There is seemingly no stopping Hong Kong’s more extreme protesters. After a weekend that saw water cannons deployed and police firing live-round warning shots, questions are being asked across the city about how far these protests will go.
There is no point to get into conjecture here about hidden forces that may or may not be at work on both sides. Scenes from the weekend were alarming, however, and the crisis seems to have crossed into a new dimension. Following the previous weekend’s large-scale but peaceful demonstrations, protesters this weekend were smaller in number but far more violent. They attacked police with petrol bombs from a distance but also charged them up close, wielding weapons that could easily maim or even kill. One policeman fired a warning shot in the air in fear of his life. A video of the incident shows clearly why.
It seems obvious by now that anti-riot troops assembled in Shenzhen will not be needed. This crisis is no longer about controlling large, unruly crowds. It is about managing attacks by small groups of people behaving as if they are in a guerrilla war. This is more alarming, because it dramatically raises the possibility of fatalities. Thankfully, there were none this weekend. But meat cleavers were brandished and live rounds fired in the air. The potential for sharp escalation is rising.

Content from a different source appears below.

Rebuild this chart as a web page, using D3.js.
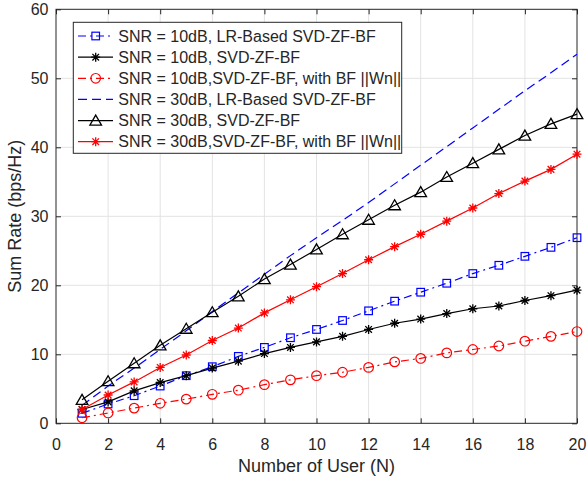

Moreover, with these attacks, the likelihood of a consensus being reached on key issues appears to have evaporated again. As extremists among the protesters become more militant, so will the more conservative elements on the government side likely play a more forceful role in decision-making, too. Journalists were attacked openly at a rally, and yet the authorities have been largely silent. It is becoming harder to see how this crisis can be resolved in the near future, even if, as speculation mounts of a government economic-stimulus package coming, underlying causes can be addressed with urgency.
The potential toll on the city’s economy needs to be taken more seriously. Tourism numbers have plunged, and are increasingly unlikely to come back in time to stave off large-scale job losses. The retail sector, too, is likely to start seeing mass layoffs soon if these protests continue the way they are going. Even prospective new hires in higher value-added industries are apparently being put off from coming to Hong Kong. Major events that draw business visitors are increasingly likely to be cancelled, hitting not only tourism receipts but wider sectors of the economy dependent on them for securing business orders, contract negotiations, and more.
It’s not yet time to hit the panic button. Hong Kong has been through worse, and the police, despite all the complaints, have demonstrated remarkable professionalism. Some touch-and-go situations, where pistols were drawn, could have gone terribly wrong but for a well-trained force. Tactics are inevitably going to become more draconian, however, as pressure mounts on frontline officers to put down violent mobs.